Closed sboeuf closed 6 years ago
lgtm
Have we got tests in place to check these changes though? Have you run @grahamwhaley's magic https://github.com/clearcontainers/tests/blob/master/integration/stability/soak_parallel_rm.sh on this?
@grahamwhaley - actually, is that script ready to be run as part of the CI checks now dyt? If so, could you raise an issue for that?
@jodh-intel we need to check and probably rework that test a little. I think it needs two 'updates':
/me notes all the CIs look to have failed ?
Can you clarify why the different in kata-agent (at creation) versus cc-agent (at start)? Any impact performance wise of doing the hot plugs earlier?
Shouldn't we still be able to hot-plug devices later as well, or this just specific to the container workload rootfs?
@egernst the code taking care of the rootfs hotplug (in case of devicemapper) has to be called before we try to create a container from the agent in case of Kata, otherwise the container won't be properly created. In case of hyperstart, we were doing this at the start stage because the call to agent.createContainer()

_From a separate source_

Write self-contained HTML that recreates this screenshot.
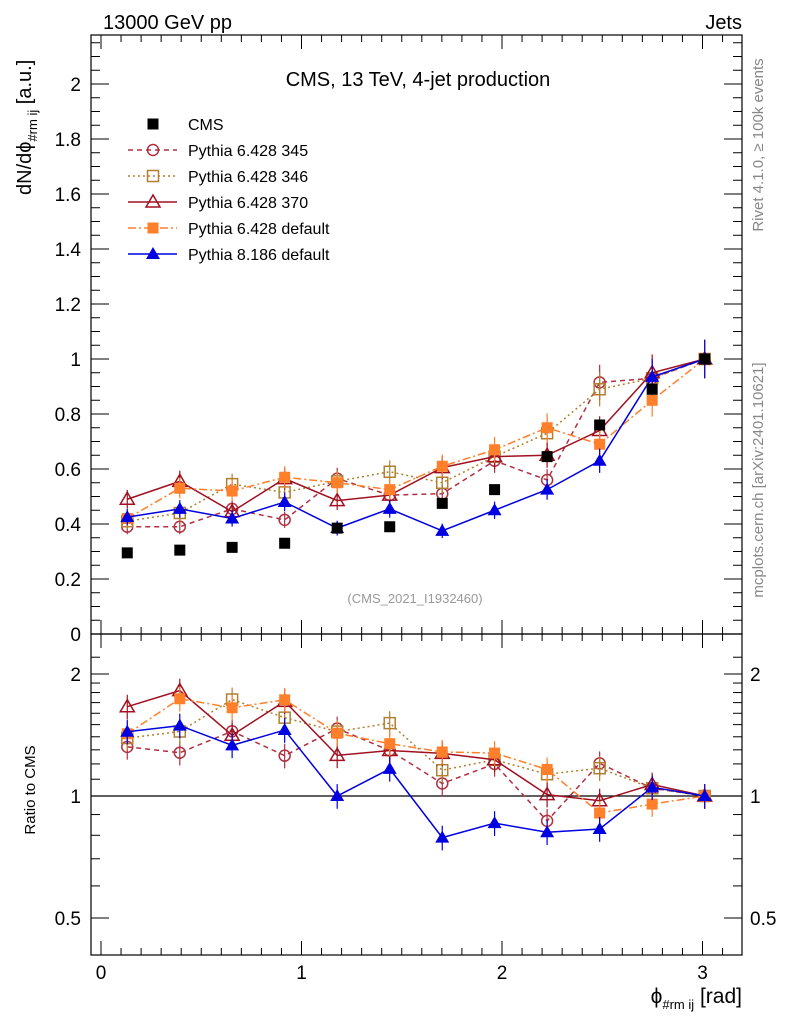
<!DOCTYPE html>
<html><head><meta charset="utf-8"><style>
html,body{margin:0;padding:0;background:#fff;}
svg{display:block;font-family:"Liberation Sans",sans-serif;}
</style></head><body>
<svg id="c" width="786" height="1024" viewBox="0 0 786 1024" xmlns="http://www.w3.org/2000/svg">
<text x="103" y="29" font-size="20">13000 GeV pp</text>
<text x="742" y="29" font-size="20" text-anchor="end">Jets</text>
<text x="418" y="86" font-size="20" text-anchor="middle">CMS, 13 TeV, 4-jet production</text>
<text x="415" y="603" font-size="13" fill="#999" text-anchor="middle">(CMS_2021_I1932460)</text>
<text transform="translate(763,145) rotate(-90)" font-size="15" fill="#888" text-anchor="middle">Rivet 4.1.0, ≥ 100k events</text>
<text transform="translate(763,480) rotate(-90)" font-size="15" fill="#888" text-anchor="middle">mcplots.cern.ch [arXiv:2401.10621]</text>
<text transform="translate(31,195) rotate(-90)" font-size="20">dN/dϕ<tspan font-size="13" dy="6">#rm ij</tspan><tspan dy="-6"> [a.u.]</tspan></text>
<text transform="translate(35,790) rotate(-90)" font-size="15" text-anchor="middle">Ratio to CMS</text>
<text x="742" y="1003" font-size="21" text-anchor="end">ϕ<tspan font-size="13" dy="6">#rm ij</tspan><tspan dy="-6"> [rad]</tspan></text>
<g id="g"></g>
</svg>
<script>
const xCenters=[0.131,0.393,0.654,0.916,1.178,1.440,1.702,1.963,2.225,2.487,2.749,3.011];
const cmsVals=[0.295,0.305,0.315,0.33,0.385,0.39,0.475,0.525,0.645,0.76,0.89,1.0];
const p345=[0.39,0.39,0.455,0.415,0.565,0.505,0.51,0.63,0.56,0.915,0.93,1.0];
const p346=[0.41,0.44,0.545,0.515,0.555,0.59,0.55,0.645,0.73,0.89,0.93,1.0];
const p370=[0.49,0.555,0.445,0.565,0.485,0.505,0.605,0.645,0.65,0.74,0.95,1.0];
const p6def=[0.42,0.53,0.52,0.57,0.55,0.525,0.61,0.67,0.75,0.69,0.85,1.0];
const p8def=[0.425,0.455,0.42,0.48,0.385,0.455,0.375,0.45,0.525,0.63,0.935,1.0];
const mainTicks=["0","0.2","0.4","0.6","0.8","1","1.2","1.4","1.6","1.8","2"];
const xTicks=["0","1","2","3"];
const ratioTicks=["0.5","1","2"];
const legendLabels=["CMS","Pythia 6.428 345","Pythia 6.428 346","Pythia 6.428 370","Pythia 6.428 default","Pythia 8.186 default"];

const L=91,R=742,T=35,M=634,B=955;
const X=v=>101+200.5*v;
const Y=v=>634-275*v;
const YR=r=>796-122*Math.log2(r);
const ns="http://www.w3.org/2000/svg";
const g=document.getElementById('g');
function el(t,a,p){const e=document.createElementNS(ns,t);for(const k in a)e.setAttribute(k,a[k]);(p||g).appendChild(e);return e;}

let f1=el('rect',{x:L,y:T,width:R-L,height:M-T,fill:'none',stroke:'#000','stroke-width':1.2});


let f2=el('rect',{x:L,y:M,width:R-L,height:B-M,fill:'none',stroke:'#000','stroke-width':1.2});


let one=el('line',{x1:L,x2:R,y1:YR(1),y2:YR(1),stroke:'#000','stroke-width':1.2});



for(let i=0;i<=34;i++){const vv=i/10;const maj=i%10==0;const len=maj?14:7;const x=X(vv);if(x<L||x>R)continue;
 for(const [y0,y1] of [[M,M-len],[T,T+len],[B,B-len],[M,M+len]]) el('line',{x1:x,x2:x,y1:y0,y2:y1,stroke:'#000'});}
xTicks.forEach(t=>{const tx=el('text',{x:X(+t),y:979,'font-size':19,'text-anchor':'middle'});tx.textContent=t;

});
for(let i=0;i<=43;i++){const v=i*0.05;const y=Y(v);if(y<T)break;const maj=i%4==0;const len=maj?18:9;
 el('line',{x1:L,x2:L+len,y1:y,y2:y,stroke:'#000'});el('line',{x1:R,x2:R-len,y1:y,y2:y,stroke:'#000'});}
mainTicks.forEach(t=>{const tx=el('text',{x:81,y:Y(+t)+7,'font-size':19,'text-anchor':'end'});tx.textContent=t;

});
[0.4,0.5,0.6,0.7,0.8,0.9,1,1.1,1.2,1.3,1.4,1.5,1.6,1.7,1.8,1.9,2,2.2].forEach(r=>{const y=YR(r);if(y<M||y>B)return;const maj=[0.5,1,2].includes(r);const len=maj?18:9;
 el('line',{x1:L,x2:L+len,y1:y,y2:y,stroke:'#000'});el('line',{x1:R,x2:R-len,y1:y,y2:y,stroke:'#000'});});
ratioTicks.forEach(t=>{for(const [x,a] of [[81,'end'],[750,'start']]){const tx=el('text',{x:x,y:YR(+t)+7,'font-size':19,'text-anchor':a});tx.textContent=t;

}});

function marker(kind,x,y,c){
 if(kind==='fsq') return el('rect',{x:x-5.5,y:y-5.5,width:11,height:11,fill:c});
 if(kind==='osq') return el('rect',{x:x-5.5,y:y-5.5,width:11,height:11,fill:'none',stroke:c,'stroke-width':1.5});
 if(kind==='ocirc') return el('circle',{cx:x,cy:y,r:5.5,fill:'none',stroke:c,'stroke-width':1.5});
 if(kind==='otri') return el('path',{d:`M${x},${y-7}L${x+7},${y+5}L${x-7},${y+5}Z`,fill:'none',stroke:c,'stroke-width':1.5});
 if(kind==='ftri') return el('path',{d:`M${x},${y-7}L${x+7},${y+5}L${x-7},${y+5}Z`,fill:c});
}
const series=[
 {name:'pythia-6-345',d:p345,c:'#b03040',dash:'5,4',m:'ocirc'},
 {name:'pythia-6-346',d:p346,c:'#b08030',dash:'2,3',m:'osq'},
 {name:'pythia-6-370',d:p370,c:'#a01020',dash:'',m:'otri'},
 {name:'pythia-6-default',d:p6def,c:'#ff7f2a',dash:'8,3,2,3',m:'fsq'},
 {name:'pythia-8-default',d:p8def,c:'#0000e0',dash:'',m:'ftri'}];
series.forEach(s=>{
 for(const panel of ['main','ratio']){
  const ys=s.d.map((v,i)=>panel==='main'?Y(v):YR(v/cmsVals[i]));
  const ln=el('polyline',{points:xCenters.map((x,i)=>X(x)+','+ys[i]).join(' '),fill:'none',stroke:s.c,'stroke-width':1.5,'stroke-dasharray':s.dash});
  
  
  s.d.forEach((v,i)=>{
   const e=0.07*v;
   const y1=panel==='main'?Y(v+e):YR((v+e)/cmsVals[i]);const y2=panel==='main'?Y(v-e):YR((v-e)/cmsVals[i]);
   el('line',{x1:X(xCenters[i]),x2:X(xCenters[i]),y1:y1,y2:y2,stroke:s.c,'stroke-width':1.2});
   const mk=marker(s.m,X(xCenters[i]),ys[i],s.c);
   
   
  });
 }
});
cmsVals.forEach((v,i)=>{const mk=marker('fsq',X(xCenters[i]),Y(v),'#000');
 
 });
const legMarks=[['fsq','#000',''],['ocirc','#b03040','5,4'],['osq','#b08030','2,3'],['otri','#a01020',''],['fsq','#ff7f2a','8,3,2,3'],['ftri','#0000e0','']];
legendLabels.forEach((t,i)=>{const y=124+26*i;
 if(i>0){const l=el('line',{x1:128,x2:177,y1:y,y2:y,stroke:legMarks[i][1],'stroke-width':1.5,'stroke-dasharray':legMarks[i][2]});
 
 }
 marker(legMarks[i][0],153,y,legMarks[i][1]);
 const tx=el('text',{x:188,y:y+6,'font-size':16});tx.textContent=t;
 
 });
</script>
</body></html>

was actually a no-op in this case. I think that Hyperstart is more a particular case, but the logic is to prepare everything (rootfs, mounts, devices) so that the container can be properly created without missing any resources. That's why I globally moved this code from container.start()
to createContainer()
.
We were doing a lot of things from the start stage, but we actually realized that most of the work has to be performed at creation time. This way, the start stage becomes a simple trigger to actually start the container workload.
Does that make sense ?
Note on this PR. I think I have found why the CRIO tests were not passing for devicemapper case only (ubuntu 17.10). All the failing tests were dealing with created containers that were never started. In this case when the container is stopped by CRIO, we get a kill signal, meaning we kill the shim without passing the signal to the agent (not supported), and we set the container state to STOPPED. For this reason, the container.stop()
is called (when CRIO triggers a cc-runtime state
) but it returns immediately because the container is already stopped.

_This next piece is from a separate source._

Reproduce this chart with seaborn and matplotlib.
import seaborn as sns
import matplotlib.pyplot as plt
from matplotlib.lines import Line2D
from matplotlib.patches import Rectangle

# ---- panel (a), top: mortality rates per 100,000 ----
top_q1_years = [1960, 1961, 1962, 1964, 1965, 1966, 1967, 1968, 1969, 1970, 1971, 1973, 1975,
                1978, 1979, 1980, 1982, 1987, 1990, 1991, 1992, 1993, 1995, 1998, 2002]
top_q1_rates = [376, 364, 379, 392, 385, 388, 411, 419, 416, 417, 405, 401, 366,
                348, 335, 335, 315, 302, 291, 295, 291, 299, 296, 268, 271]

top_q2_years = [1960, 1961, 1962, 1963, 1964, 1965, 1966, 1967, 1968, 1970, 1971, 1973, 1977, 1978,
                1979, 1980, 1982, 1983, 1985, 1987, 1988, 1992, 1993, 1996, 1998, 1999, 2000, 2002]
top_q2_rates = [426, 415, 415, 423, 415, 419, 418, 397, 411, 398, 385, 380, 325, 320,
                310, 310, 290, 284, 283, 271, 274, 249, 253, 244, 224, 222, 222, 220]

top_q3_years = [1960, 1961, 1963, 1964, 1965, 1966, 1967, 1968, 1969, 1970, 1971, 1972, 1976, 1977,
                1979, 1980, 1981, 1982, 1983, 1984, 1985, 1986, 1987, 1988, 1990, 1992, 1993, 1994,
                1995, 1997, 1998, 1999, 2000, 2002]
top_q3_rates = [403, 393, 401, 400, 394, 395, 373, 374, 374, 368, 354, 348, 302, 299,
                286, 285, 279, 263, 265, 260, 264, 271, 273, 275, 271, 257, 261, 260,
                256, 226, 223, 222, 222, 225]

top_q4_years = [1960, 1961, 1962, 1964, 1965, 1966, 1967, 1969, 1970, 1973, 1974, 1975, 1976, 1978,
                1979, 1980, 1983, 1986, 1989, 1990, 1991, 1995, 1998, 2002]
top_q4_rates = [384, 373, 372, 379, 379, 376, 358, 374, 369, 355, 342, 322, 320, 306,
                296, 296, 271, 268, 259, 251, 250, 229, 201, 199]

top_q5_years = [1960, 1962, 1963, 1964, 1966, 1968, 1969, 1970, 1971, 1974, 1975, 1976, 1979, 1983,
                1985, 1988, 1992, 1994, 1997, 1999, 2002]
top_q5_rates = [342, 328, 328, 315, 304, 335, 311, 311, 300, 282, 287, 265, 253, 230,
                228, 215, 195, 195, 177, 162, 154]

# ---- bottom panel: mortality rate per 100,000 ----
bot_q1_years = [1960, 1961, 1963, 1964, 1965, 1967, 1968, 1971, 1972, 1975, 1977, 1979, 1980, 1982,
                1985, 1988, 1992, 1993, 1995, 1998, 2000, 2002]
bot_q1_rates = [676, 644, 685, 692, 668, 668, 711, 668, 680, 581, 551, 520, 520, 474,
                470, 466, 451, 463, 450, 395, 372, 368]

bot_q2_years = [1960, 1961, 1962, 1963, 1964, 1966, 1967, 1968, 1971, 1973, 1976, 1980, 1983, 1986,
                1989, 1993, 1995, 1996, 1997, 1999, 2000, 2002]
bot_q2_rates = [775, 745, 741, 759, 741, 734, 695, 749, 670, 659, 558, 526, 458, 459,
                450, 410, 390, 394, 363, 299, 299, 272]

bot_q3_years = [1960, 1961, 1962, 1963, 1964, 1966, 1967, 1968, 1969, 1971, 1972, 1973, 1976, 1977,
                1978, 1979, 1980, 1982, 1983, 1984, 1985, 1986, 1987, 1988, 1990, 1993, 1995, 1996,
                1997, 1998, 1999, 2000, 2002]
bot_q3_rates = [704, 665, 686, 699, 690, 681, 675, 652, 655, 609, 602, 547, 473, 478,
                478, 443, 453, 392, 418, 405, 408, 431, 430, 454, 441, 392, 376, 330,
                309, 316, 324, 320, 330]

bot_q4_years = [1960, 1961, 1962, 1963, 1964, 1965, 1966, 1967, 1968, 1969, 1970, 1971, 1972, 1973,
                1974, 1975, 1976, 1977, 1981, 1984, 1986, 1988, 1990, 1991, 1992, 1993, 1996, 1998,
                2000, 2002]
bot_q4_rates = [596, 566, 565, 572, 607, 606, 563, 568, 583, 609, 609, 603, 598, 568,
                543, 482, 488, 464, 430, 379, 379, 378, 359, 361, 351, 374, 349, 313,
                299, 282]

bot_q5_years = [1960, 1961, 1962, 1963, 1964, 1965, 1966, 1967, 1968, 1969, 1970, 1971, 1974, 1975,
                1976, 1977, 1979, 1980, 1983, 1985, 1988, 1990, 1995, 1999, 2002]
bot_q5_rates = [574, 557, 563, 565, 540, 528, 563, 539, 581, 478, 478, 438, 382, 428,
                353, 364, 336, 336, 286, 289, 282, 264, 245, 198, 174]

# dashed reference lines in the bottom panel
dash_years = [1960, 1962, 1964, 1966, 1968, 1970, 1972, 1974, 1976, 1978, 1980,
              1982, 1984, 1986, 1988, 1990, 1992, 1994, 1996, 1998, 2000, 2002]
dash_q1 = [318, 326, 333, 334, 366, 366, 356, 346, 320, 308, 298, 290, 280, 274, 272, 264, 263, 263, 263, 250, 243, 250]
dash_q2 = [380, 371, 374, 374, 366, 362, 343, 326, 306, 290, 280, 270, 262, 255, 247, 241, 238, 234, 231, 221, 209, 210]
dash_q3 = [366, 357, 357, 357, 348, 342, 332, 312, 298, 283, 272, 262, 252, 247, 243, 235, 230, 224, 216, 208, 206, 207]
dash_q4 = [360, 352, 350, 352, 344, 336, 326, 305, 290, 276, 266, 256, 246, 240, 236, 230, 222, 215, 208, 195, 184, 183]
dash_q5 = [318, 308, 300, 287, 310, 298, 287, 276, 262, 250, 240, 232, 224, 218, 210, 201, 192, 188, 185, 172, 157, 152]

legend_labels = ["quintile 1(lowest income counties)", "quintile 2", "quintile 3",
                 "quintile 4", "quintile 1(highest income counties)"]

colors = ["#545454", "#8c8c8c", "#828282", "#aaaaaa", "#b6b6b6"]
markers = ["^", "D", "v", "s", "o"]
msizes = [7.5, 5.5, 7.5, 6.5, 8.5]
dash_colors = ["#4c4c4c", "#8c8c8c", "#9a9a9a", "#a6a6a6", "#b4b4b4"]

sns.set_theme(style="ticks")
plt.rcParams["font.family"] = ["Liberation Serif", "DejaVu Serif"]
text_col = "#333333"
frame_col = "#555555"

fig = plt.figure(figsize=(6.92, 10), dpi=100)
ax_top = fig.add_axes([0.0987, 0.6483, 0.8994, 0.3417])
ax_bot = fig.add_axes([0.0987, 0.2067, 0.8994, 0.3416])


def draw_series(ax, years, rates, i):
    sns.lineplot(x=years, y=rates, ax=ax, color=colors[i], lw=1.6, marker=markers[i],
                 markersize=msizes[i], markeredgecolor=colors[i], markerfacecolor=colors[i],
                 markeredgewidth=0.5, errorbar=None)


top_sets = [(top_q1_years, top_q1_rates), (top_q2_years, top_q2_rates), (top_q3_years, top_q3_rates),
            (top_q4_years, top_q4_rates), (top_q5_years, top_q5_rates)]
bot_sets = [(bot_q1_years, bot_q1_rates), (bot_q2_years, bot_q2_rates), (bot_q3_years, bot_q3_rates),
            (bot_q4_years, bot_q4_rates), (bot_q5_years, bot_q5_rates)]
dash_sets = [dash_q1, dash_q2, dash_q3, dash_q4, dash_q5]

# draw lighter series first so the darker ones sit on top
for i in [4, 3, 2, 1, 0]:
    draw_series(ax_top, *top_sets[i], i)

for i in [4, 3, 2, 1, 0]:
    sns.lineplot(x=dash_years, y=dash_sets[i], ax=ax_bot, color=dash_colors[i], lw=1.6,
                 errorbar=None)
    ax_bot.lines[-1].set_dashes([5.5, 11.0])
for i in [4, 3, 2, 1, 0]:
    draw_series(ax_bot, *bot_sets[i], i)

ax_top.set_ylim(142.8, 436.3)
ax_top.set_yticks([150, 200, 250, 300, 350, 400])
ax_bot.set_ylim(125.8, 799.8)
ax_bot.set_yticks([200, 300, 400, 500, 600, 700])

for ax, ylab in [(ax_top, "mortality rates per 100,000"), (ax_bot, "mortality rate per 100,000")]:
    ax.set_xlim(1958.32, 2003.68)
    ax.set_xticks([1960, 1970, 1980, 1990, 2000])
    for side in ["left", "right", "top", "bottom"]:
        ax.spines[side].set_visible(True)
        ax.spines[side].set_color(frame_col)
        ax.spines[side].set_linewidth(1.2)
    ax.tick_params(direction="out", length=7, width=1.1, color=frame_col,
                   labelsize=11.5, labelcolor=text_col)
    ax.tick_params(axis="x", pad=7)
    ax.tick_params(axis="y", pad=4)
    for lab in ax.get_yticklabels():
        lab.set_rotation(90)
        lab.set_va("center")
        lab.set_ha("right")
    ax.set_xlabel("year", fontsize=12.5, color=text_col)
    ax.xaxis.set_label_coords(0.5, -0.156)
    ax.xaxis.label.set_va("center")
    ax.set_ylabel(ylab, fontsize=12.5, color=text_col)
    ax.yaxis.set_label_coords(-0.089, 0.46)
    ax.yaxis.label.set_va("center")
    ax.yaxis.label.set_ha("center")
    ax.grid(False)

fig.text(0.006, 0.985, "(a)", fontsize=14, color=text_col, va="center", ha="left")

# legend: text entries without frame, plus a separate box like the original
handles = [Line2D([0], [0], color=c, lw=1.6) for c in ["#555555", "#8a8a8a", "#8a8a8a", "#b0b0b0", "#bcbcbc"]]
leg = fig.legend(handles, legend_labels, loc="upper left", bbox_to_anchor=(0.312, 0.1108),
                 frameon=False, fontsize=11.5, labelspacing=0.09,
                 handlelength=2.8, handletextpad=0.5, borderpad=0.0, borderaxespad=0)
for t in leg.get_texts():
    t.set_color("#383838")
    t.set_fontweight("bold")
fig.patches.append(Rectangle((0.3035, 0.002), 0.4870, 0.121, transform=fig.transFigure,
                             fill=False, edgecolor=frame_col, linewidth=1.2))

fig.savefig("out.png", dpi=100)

In the context of this PR moving the rootfs creation from container.start()
to createContainer()
, this is the root cause of the observed issues... Indeed, container.stop()

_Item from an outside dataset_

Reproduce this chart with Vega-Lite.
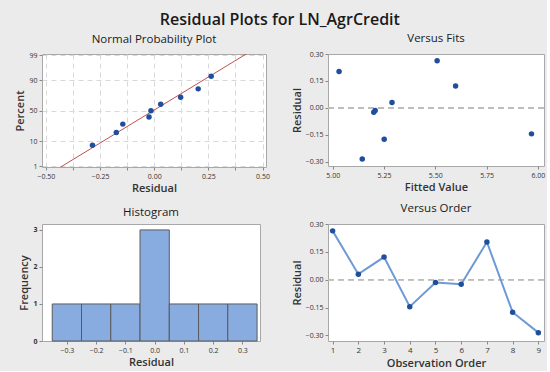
{
  "$schema": "https://vega.github.io/schema/vega-lite/v6.json",
  "background": "#ebebeb",
  "padding": {"left": 14, "top": 12, "right": 1, "bottom": 2},
  "title": {"text": "Residual Plots for LN_AgrCredit", "fontSize": 16, "fontWeight": 600, "color": "#1a1a1a", "font": "Open Sans", "anchor": "middle", "offset": 4},
  "datasets": {
    "res": [
      {"obs": 1, "fit": 5.509, "resid": 0.263, "z": 1.443},
      {"obs": 2, "fit": 5.289, "resid": 0.03, "z": 0.269},
      {"obs": 3, "fit": 5.599, "resid": 0.122, "z": 0.562},
      {"obs": 4, "fit": 5.969, "resid": -0.145, "z": -0.562},
      {"obs": 5, "fit": 5.207, "resid": -0.015, "z": 0},
      {"obs": 6, "fit": 5.2, "resid": -0.024, "z": -0.269},
      {"obs": 7, "fit": 5.031, "resid": 0.203, "z": 0.912},
      {"obs": 8, "fit": 5.251, "resid": -0.175, "z": -0.912},
      {"obs": 9, "fit": 5.144, "resid": -0.285, "z": -1.443}
    ],
    "fitline": [
      {"resid": -0.476, "z": -2.6},
      {"resid": 0.466, "z": 2.6}
    ],
    "hist": [
      {"lo": -0.35, "hi": -0.25, "count": 1},
      {"lo": -0.25, "hi": -0.15, "count": 1},
      {"lo": -0.15, "hi": -0.05, "count": 1},
      {"lo": -0.05, "hi": 0.05, "count": 3},
      {"lo": 0.05, "hi": 0.15, "count": 1},
      {"lo": 0.15, "hi": 0.25, "count": 1},
      {"lo": 0.25, "hi": 0.35, "count": 1}
    ]
  },
  "config": {
    "font": "Open Sans",
    "view": {"fill": "white", "stroke": "#a8a8a8", "strokeWidth": 1},
    "axis": {"labelFontSize": 7, "labelColor": "#333", "titleFontSize": 11, "titleFontWeight": 600, "titleColor": "#333", "domain": false, "tickColor": "#888", "tickSize": 3, "grid": false, "labelPadding": 2, "titlePadding": 3, "labelOverlap": false},
    "title": {"fontSize": 11.5, "fontWeight": 500, "color": "#1a1a1a", "offset": 6}
  },
  "columns": 2,
  "bounds": "flush",
  "spacing": {"row": 57, "column": 62},
  "concat": [
    {
      "title": "Normal Probability Plot",
      "width": 224,
      "height": 113,
      "encoding": {
        "x": {"field": "resid", "type": "quantitative", "scale": {"domain": [-0.518, 0.516], "nice": false, "zero": false},
          "axis": {"title": "Residual", "values": [-0.5, -0.375, -0.25, -0.125, 0, 0.125, 0.25, 0.375, 0.5], "labelExpr": "abs(datum.value*4 - round(datum.value*4)) < 0.01 ? format(datum.value, '.2f') : ''", "grid": true, "gridDash": [5, 4], "gridColor": "#d8d8d8", "labelOverlap": false}},
        "y": {"field": "z", "type": "quantitative", "scale": {"domain": [-2.355, 2.37], "nice": false, "zero": false},
          "axis": {"title": "Percent", "values": [-2.326, -1.2816, 0, 1.2816, 2.326], "labelExpr": "datum.value < -2 ? '1' : datum.value < -1 ? '10' : datum.value < 1 ? '50' : datum.value < 2 ? '90' : '99'", "grid": true, "gridDash": [5, 4], "gridColor": "#d8d8d8", "labelOverlap": false}}
      },
      "layer": [
        {
          "data": {"name": "fitline"},
          "mark": {"type": "line", "color": "#c0504d", "strokeWidth": 1, "clip": true}
        },
        {
          "data": {"name": "res"},
          "mark": {"type": "circle", "color": "#1f4e9c", "opacity": 1, "size": 30}
        }
      ]
    },
    {
      "title": "Versus Fits",
      "width": 216,
      "height": 112,
      "data": {"name": "res"},
      "layer": [
        {
          "mark": {"type": "rule", "color": "#bdbdbd", "strokeDash": [6, 4], "strokeWidth": 1},
          "encoding": {"y": {"datum": 0, "type": "quantitative", "scale": {"domain": [-0.324, 0.3], "nice": false, "zero": false},
              "axis": {"title": "Residual", "values": [-0.3, -0.15, 0, 0.15, 0.3], "format": ".2f", "labelOverlap": false}}}
        },
        {
          "mark": {"type": "circle", "color": "#1f4e9c", "opacity": 1, "size": 30},
          "encoding": {
            "x": {"field": "fit", "type": "quantitative", "scale": {"domain": [4.977, 6.03], "nice": false, "zero": false},
              "axis": {"title": "Fitted Value", "values": [5, 5.25, 5.5, 5.75, 6], "format": ".2f", "labelOverlap": false}},
            "y": {"field": "resid", "type": "quantitative", "scale": {"domain": [-0.324, 0.3], "nice": false, "zero": false},
              "axis": {"title": "Residual", "values": [-0.3, -0.15, 0, 0.15, 0.3], "format": ".2f", "labelOverlap": false}}
          }
        }
      ]
    },
    {
      "title": "Histogram",
      "width": 218,
      "height": 117,
      "data": {"name": "hist"},
      "mark": {"type": "bar", "fill": "#89ace0", "stroke": "#5a5a5a", "strokeWidth": 1, "opacity": 1},
      "encoding": {
        "x": {"field": "lo", "type": "quantitative",
          "scale": {"domain": [-0.385, 0.36], "nice": false, "zero": false},
          "axis": {"title": "Residual", "values": [-0.3, -0.2, -0.1, 0, 0.1, 0.2, 0.3], "format": ".1f", "labelOverlap": false}},
        "x2": {"field": "hi"},
        "y": {"field": "count", "type": "quantitative", "scale": {"domain": [0, 3.16], "nice": false},
          "axis": {"title": "Frequency", "values": [0, 1, 2, 3], "format": "d", "labelFontWeight": "bold", "labelOverlap": false}},
        "y2": {"datum": 0}
      }
    },
    {
      "title": "Versus Order",
      "width": 216,
      "height": 117,
      "data": {"name": "res"},
      "encoding": {
        "x": {"field": "obs", "type": "quantitative", "scale": {"domain": [0.82, 9.22], "nice": false, "zero": false},
          "axis": {"title": "Observation Order", "values": [1, 2, 3, 4, 5, 6, 7, 8, 9], "format": "d", "labelFontSize": 8, "labelOverlap": false}},
        "y": {"field": "resid", "type": "quantitative", "scale": {"domain": [-0.33, 0.3], "nice": false, "zero": false},
          "axis": {"title": "Residual", "values": [-0.3, -0.15, 0, 0.15, 0.3], "format": ".2f", "labelOverlap": false}}
      },
      "layer": [
        {
          "mark": {"type": "rule", "color": "#bdbdbd", "strokeDash": [6, 4], "strokeWidth": 1},
          "encoding": {"x": {"value": 0}, "x2": {"value": 216}, "y": {"datum": 0, "type": "quantitative"}}
        },
        {
          "mark": {"type": "line", "color": "#6d9ad6", "strokeWidth": 2}
        },
        {
          "mark": {"type": "circle", "color": "#1f4e9c", "opacity": 1, "size": 30}
        }
      ]
    }
  ]
}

not being called was not an issue until now, because a CREATED container had not done any extra mount or hotplug.
@sameo please review it, I have managed to get CRI-O issues fixed by allowing a container to be STOPPED from a READY state (which is a valid case). To avoid any confusion, issue #606 is a different issue which needs to be addressed separately.
The goal of this pull request is to enable the support for block devices for Kata Containers. It appeared that our sequence in container.go was tied to the hyperstart agent expecting things to be hotplugged only at the start stage. In case of Kata Containers, we need this to happen at the creation stage. This won't hurt the case for the hyperstart agent, and this will make it work for Kata too. Now this pull request also solves other issues about implicit update of the mount list that has been discovered while trying to solve the initial problem. That's why it also refactor a bit the way bind mounts from each agent implementation actually updates the list of mounts held by the container structure.